Lake County Judge James K. Booras requested more time to allow attorneys to argue the constitutionality of charging Carly Rousso, 19, with aggravated driving under the influence of an intoxicating compound in the September 2012 accident.
Rousso's attorneys argue it is unconstitutional to charge her with aggravated DUI because Illinois does not specifically list the computer cleaner or its main compound, difluoroethane, as intoxicating.
However, Assistant State's Attorney Michael Ori said legislators used a "catchall" phrase when drafting the legislation to ensure defendants who intentionally become impaired and intoxicated off any substance are charged with a crime.
"What we have here is a situation where the legislature could not list every single substance that someone would ingest to become intoxicated," Ori explained. "This defendant ingested a substance ... for the sole purpose of intoxicating herself."
Rousso faces four counts of aggravated driving under the influence of an intoxicating compound and a single count of reckless homicide for her role in the accident that killed Jaclyn Santos-Sacramento.
Authorities said Rousso was "huffing" the computer dust cleaner moments before crashing a family-owned Lexus into Santos-Sacramento and her family as they walked on the 700 block of Central Avenue in Highland Park.
The girl's mother and two brothers also were injured but survived.
Rousso could spend 26 years in prison if found guilty of the most serious charges of aggravated DUI.

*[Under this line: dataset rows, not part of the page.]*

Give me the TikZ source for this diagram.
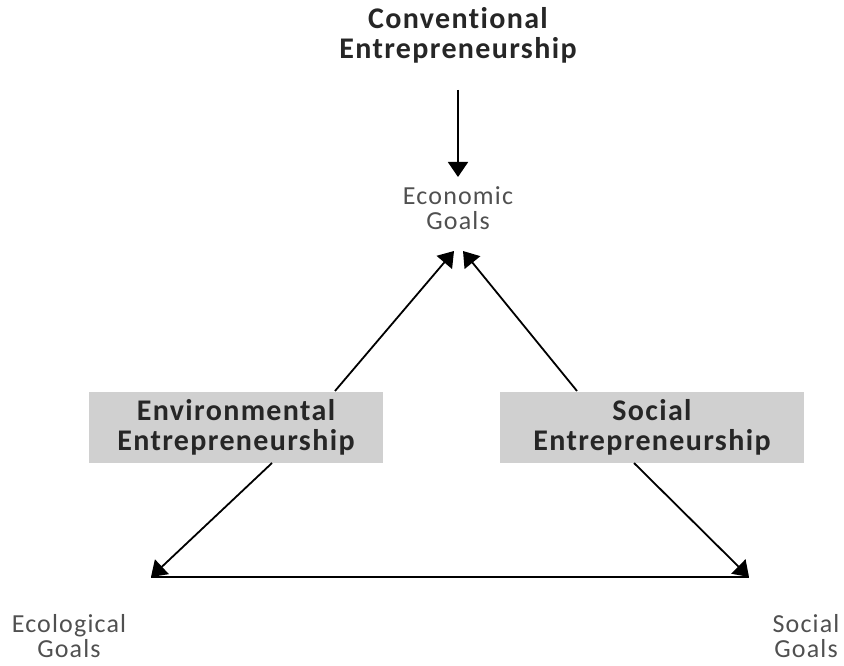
\documentclass[tikz,border=0pt]{standalone}
\usepackage{fontspec}
\setmainfont{Carlito}[LetterSpace=4.5, Ligatures=NoCommon]
\usetikzlibrary{arrows.meta}
\definecolor{boxgray}{HTML}{D0D0D0}
\definecolor{txtgray}{HTML}{505050}
\tikzset{
  x=1pt,y=-1pt,
  title/.style={font=\fontsize{30}{30}\selectfont\bfseries, text=black!85, align=center, inner sep=0pt},
  goal/.style={font=\fontsize{26}{25}\selectfont, text=txtgray, align=center, inner sep=0pt},
  graybox/.style={fill=boxgray, draw=none, minimum height=71pt, inner sep=0pt,
    font=\fontsize{30}{30}\selectfont\bfseries, text=black!85, align=center},
  arr/.style={line width=1.8pt, -{Triangle[length=15pt,width=20pt]}},
  ln/.style={line width=1.8pt}
}
\begin{document}
\begin{tikzpicture}
\useasboundingbox (0,0) rectangle (844,666);
\node[title] (conv) at (458,35) {Conventional\\Entrepreneurship};
\node[goal] (econ) at (458,208) {Economic\\Goals};
\node[graybox, minimum width=294pt] (env) at (236,427.5) {Environmental\\Entrepreneurship};
\node[graybox, minimum width=304pt] (soc) at (652,427.5) {Social\\Entrepreneurship};
\node[goal] (ecol) at (69,636) {Ecological\\Goals};
\node[goal] (socg) at (806,636) {Social\\Goals};
\coordinate (vtop) at (458,90);
\coordinate (vbot) at (458,177);
\coordinate (apexL) at (454,251);
\coordinate (apexR) at (463,251);
\coordinate (envT) at (335,391);
\coordinate (envB) at (272,463);
\coordinate (socT) at (577,391);
\coordinate (socB) at (634,463);
\coordinate (cL) at (151,577);
\coordinate (cR) at (749,577);
\draw[arr] (vtop) -- (vbot);
\draw[arr] (envT) -- (apexL);
\draw[arr] (socT) -- (apexR);
\draw[arr] (envB) -- (cL);
\draw[arr] (socB) -- (cR);
\draw[ln] (cL) -- (cR);
\end{tikzpicture}
\end{document}
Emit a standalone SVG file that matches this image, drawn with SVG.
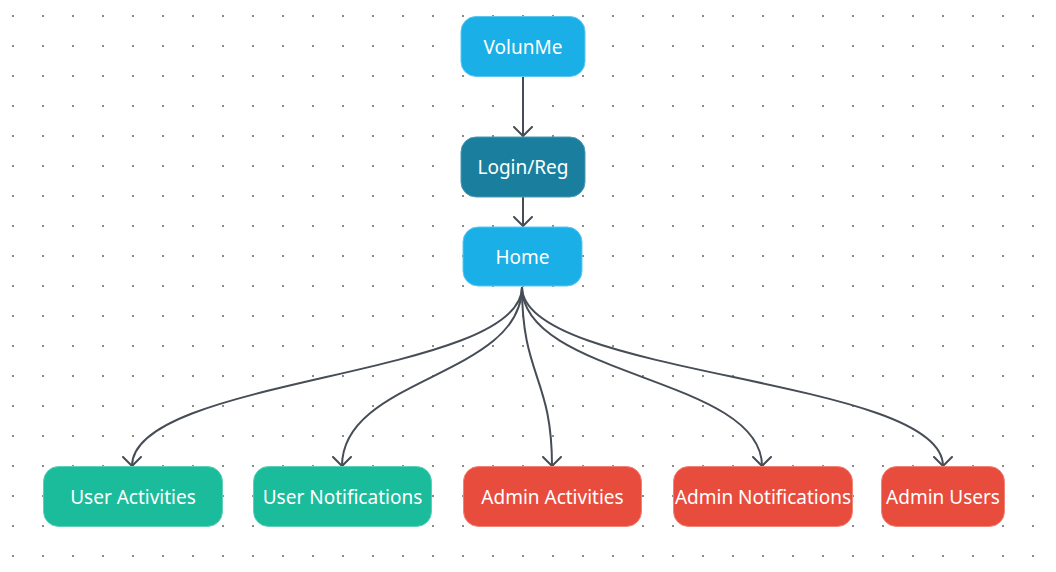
<svg xmlns="http://www.w3.org/2000/svg" width="1056" height="572" viewBox="0 0 1056 572">
<defs>
<pattern id="dots" x="12" y="15" width="30" height="30" patternUnits="userSpaceOnUse">
<rect x="0" y="0" width="2" height="2" fill="#8a8a8a"/>
</pattern>
<marker id="arr" markerWidth="20" markerHeight="20" refX="10" refY="10" orient="auto" markerUnits="userSpaceOnUse">
<path d="M1,1 L10,10 L1,19" fill="none" stroke="#474d56" stroke-width="2" stroke-linecap="round" stroke-linejoin="round"/>
</marker>
<style>
.n rect{rx:15px;ry:15px}
.blue rect{fill:#1aafe6;stroke:#5cc8ee;stroke-width:1}
.dark rect{fill:#1a7f9e;stroke:#4b9ab3;stroke-width:1}
.green rect{fill:#1abc9c;stroke:#5fd0b8;stroke-width:1}
.red rect{fill:#e84c3d;stroke:#f08276;stroke-width:1}
.n text{fill:#ffffff;font-family:"Noto Sans","Open Sans",sans-serif;font-size:19px;text-anchor:middle;dominant-baseline:central}
.c path{fill:none;stroke:#474d56;stroke-width:2;marker-end:url(#arr)}
</style>
</defs>
<rect width="1056" height="572" fill="#ffffff"/>
<rect width="1056" height="572" fill="url(#dots)"/>
<g id="connectors" class="c">
<path d="M523,77 L523,136"/>
<path d="M523,197 L523,226"/>
<path d="M522,287 C522,377 132,377 132,466"/>
<path d="M522,287 C522,377 342,377 342,466"/>
<path d="M522,287 C522,377 552,377 552,466"/>
<path d="M522,287 C522,377 762,377 762,466"/>
<path d="M522,287 C522,377 943,377 943,466"/>
</g>
<g id="volunme" class="n blue"><rect x="461" y="16.5" width="124" height="60"/><text x="523" y="47">VolunMe</text></g>
<g id="loginreg" class="n dark"><rect x="461" y="137" width="124" height="60"/><text x="523" y="167">Login/Reg</text></g>
<g id="home" class="n blue"><rect x="463" y="227" width="119" height="59"/><text x="522.5" y="257">Home</text></g>
<g id="useractivities" class="n green"><rect x="43.5" y="466.5" width="179" height="60"/><text x="133" y="497">User Activities</text></g>
<g id="usernotifications" class="n green"><rect x="253.5" y="466.5" width="178" height="60"/><text x="342.5" y="497">User Notifications</text></g>
<g id="adminactivities" class="n red"><rect x="463.5" y="466.5" width="178" height="60"/><text x="552.5" y="497">Admin Activities</text></g>
<g id="adminnotifications" class="n red"><rect x="673.5" y="466.5" width="179" height="60"/><text x="763" y="497">Admin Notifications</text></g>
<g id="adminusers" class="n red"><rect x="881.5" y="466.5" width="123" height="60"/><text x="943" y="497">Admin Users</text></g>
</svg>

Defense attorney Doug Zeit filed a motion last month seeking to dismiss those charges against Rousso because the chemical has not been specifically listed as intoxicating in some states, including Illinois.
Zeit said Illinois officials have not definitively ruled on whether difluoroethane is considered an intoxicating compound. For the charge to be filed against Rousso, the chemical would need to be definitively considered intoxicating, he said.
He also said the "catchall" law in place in Illinois means a person who takes allergy medication could be charged with aggravated DUI should they be involved in an accident.
"I understand what the legislature was trying to do, but we all know the legislature doesn't always get it right," Zeit argued.
Booras was initially expected to rule on the issue Tuesday but decided he wanted more time to research the argument. To extend the hearing and give both sides more time to argue, he pushed back Rousso's trial date to Feb. 7.
However, Rousso will return to court Thursday for a quick hearing to decide whether she will be allowed to fly to Arizona to visit a sick relative.